In Alexander v Seton Hall University (A-87-09), 11/23/10, the New Jersey Supreme Court addressed the question of whether a plaintiff can — where a discriminatory pay decision is made outside the New Jersey Law Against Discrimination’s (LAD) two-year limitations period — make out a timely claim under the LAD by arguing the discriminatory pay decision resulted in the payment of unequal wages during the two-year limitations period.

The court answered in the affirmative, as long as the employee can demonstrate the non-time-barred wages remain tainted by the original time-barred discriminatory pay decision(s).

In so doing, the court rejected the U.S. Supreme Court’s majority decision in Ledbetter v. Goodyear Tire & Rubber Co., 550 U.S. 618 (2007), which held where the discriminatory pay decision occurs outside the limitations period, a Title VII claim is time-barred, notwithstanding that the impact of the decision results in unequal wages paid during the limitations period.

Instead, the Alexander court followed earlier New Jersey jurisprudence, the dissent in Ledbetter and the subsequent Congressionally enacted Lilly Ledbetter Fair Pay Act of 2009 (FPA). The FPA provides each payment of discriminatory wages constitutes an actionable wrong, allowing for the recovery of back pay for the two-year period preceding the filing of the lawsuit.

Alexander involved the July 2007 claims of three 19-year-plus tenured female Seton Hall professors aged 60 or over, who claimed they were paid unequal wages in comparison to younger and male employees. They sought damages based upon this purported unfair differential, dating from their respective dates of hire. The plaintiffs allegedly became aware of this disparity in August 2005, after reviewing a Seton Hall annual report that detailed the salaries of its faculty members.
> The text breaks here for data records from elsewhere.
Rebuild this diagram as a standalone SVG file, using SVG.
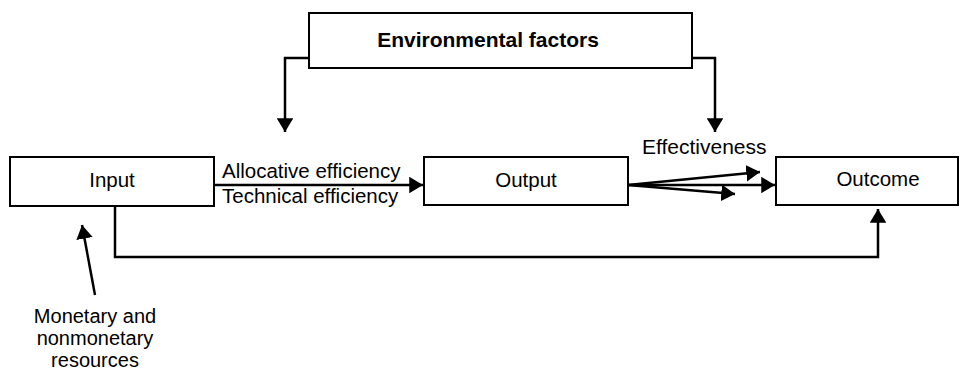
<svg xmlns="http://www.w3.org/2000/svg" width="968" height="372" viewBox="0 0 968 372">
  <style>
    .box { fill: #ffffff; stroke: #000000; stroke-width: 2; }
    .line { fill: none; stroke: #000000; stroke-width: 2.5; }
    text { font-family: "Liberation Sans", Arial, sans-serif; font-size: 20.5px; fill: #000000; }
    .c { text-anchor: middle; }
    .b { font-weight: bold; font-size: 21px; }
    .s { font-size: 20px; }
  </style>
  <defs>
    <marker id="head" viewBox="0 0 10 12" refX="10" refY="6" markerWidth="5.5" markerHeight="6.6" markerUnits="strokeWidth" orient="auto">
      <path d="M0,0 L10,6 L0,12 Z" fill="#000000"/>
    </marker>
  </defs>
  <rect width="968" height="372" fill="#ffffff"/>

  <g id="connectors">
    <!-- environmental factors feeding both stages -->
    <polyline class="line" points="309,58 285,58 285,132" marker-end="url(#head)"/>
    <polyline class="line" points="692,58 715,58 715,132" marker-end="url(#head)"/>
    <!-- input to output -->
    <line class="line" x1="214" y1="185" x2="423" y2="185" marker-end="url(#head)"/>
    <!-- output to outcome (effectiveness fan) -->
    <line class="line" x1="628" y1="185" x2="760" y2="172" marker-end="url(#head)"/>
    <line class="line" x1="628" y1="185" x2="775" y2="185" marker-end="url(#head)"/>
    <line class="line" x1="628" y1="185" x2="735" y2="194" marker-end="url(#head)"/>
    <!-- input direct to outcome -->
    <polyline class="line" points="115,206 115,257 878,257 878,209" marker-end="url(#head)"/>
    <!-- resources into input -->
    <line class="line" x1="95" y1="295" x2="82" y2="225" marker-end="url(#head)"/>
  </g>

  <g id="environmental-factors">
    <rect class="box" x="309" y="13" width="383" height="55"/>
    <text class="c b" x="488" y="47">Environmental factors</text>
  </g>

  <g id="input">
    <rect class="box" x="10" y="157" width="204" height="49"/>
    <text class="c" x="112" y="187">Input</text>
  </g>

  <g id="output">
    <rect class="box" x="424" y="157" width="204" height="48"/>
    <text class="c" x="526" y="187">Output</text>
  </g>

  <g id="outcome">
    <rect class="box" x="776" y="157" width="182" height="48"/>
    <text class="c" x="878" y="186">Outcome</text>
  </g>

  <g id="labels">
    <text x="222" y="178">Allocative efficiency</text>
    <text x="222" y="203">Technical efficiency</text>
    <text x="642" y="154" style="font-size:21px">Effectiveness</text>
    <text class="c s" x="95" y="323">Monetary and</text>
    <text class="c s" x="95" y="345">nonmonetary</text>
    <text class="c s" x="95" y="367">resources</text>
  </g>
</svg>
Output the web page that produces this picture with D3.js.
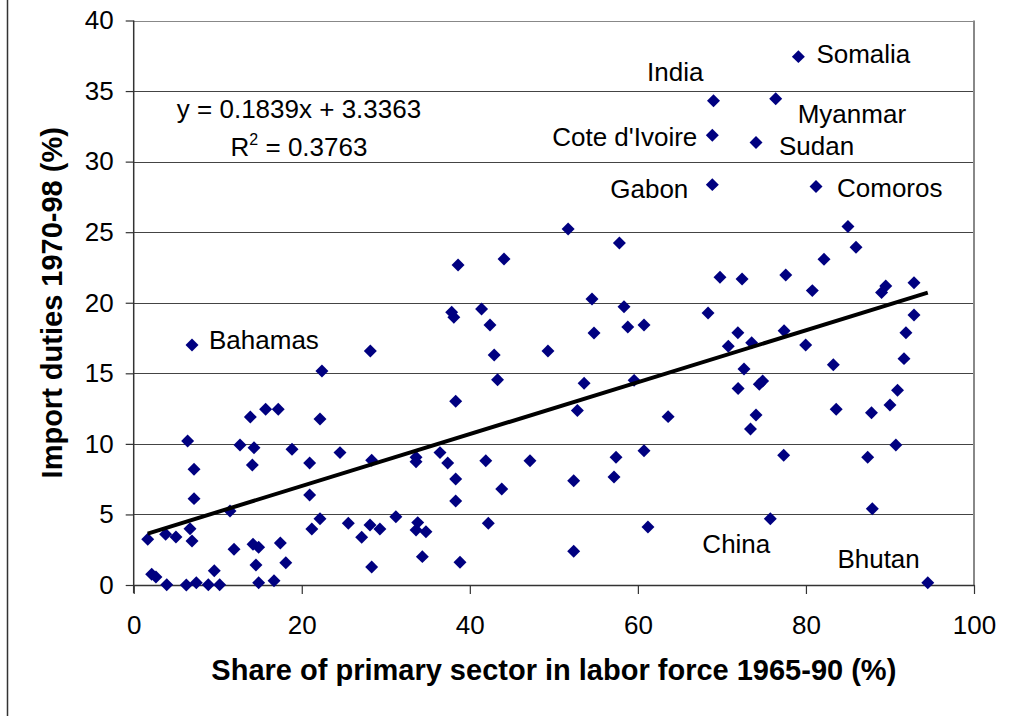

The lower courts dismissed the plaintiffs’ claims on timeliness grounds, given that the purported discriminatory pay decisions occurred well outside the two-year limitations period (arguably at the time of their hire).

Disagreeing, the New Jersey Supreme Court held the complaints were timely with regard to the discriminatory wages paid during the two-year period preceding the lawsuit.

Notwithstanding the ostensibly plaintiff-friendly result, the court did not find the plaintiffs could recover for any discriminatory wages paid earlier than the two-year period preceding their lawsuit, thereby rejecting the plaintiffs’ continuing violation argument.

  • Final Thoughts
  • While the Alexander case involved disparate payment based upon gender and age, the same analysis would apply to disparate pay based on other protected characteristics, such as race.
  • It is unclear whether New Jersey courts will apply the Alexander analysis to forms of unlawful conduct other than pure wage discrimination, such as unequal wages resulting from an unlawful failure to promote or poor performance evaluation.
  • In the wake of Alexander, employers should self-police (potentially with attorney assistance) their compensation schemes to ensure they do not disparately treat or impact individuals in protected classes, given that employers could be on the hook for the effect of such policies years down the road.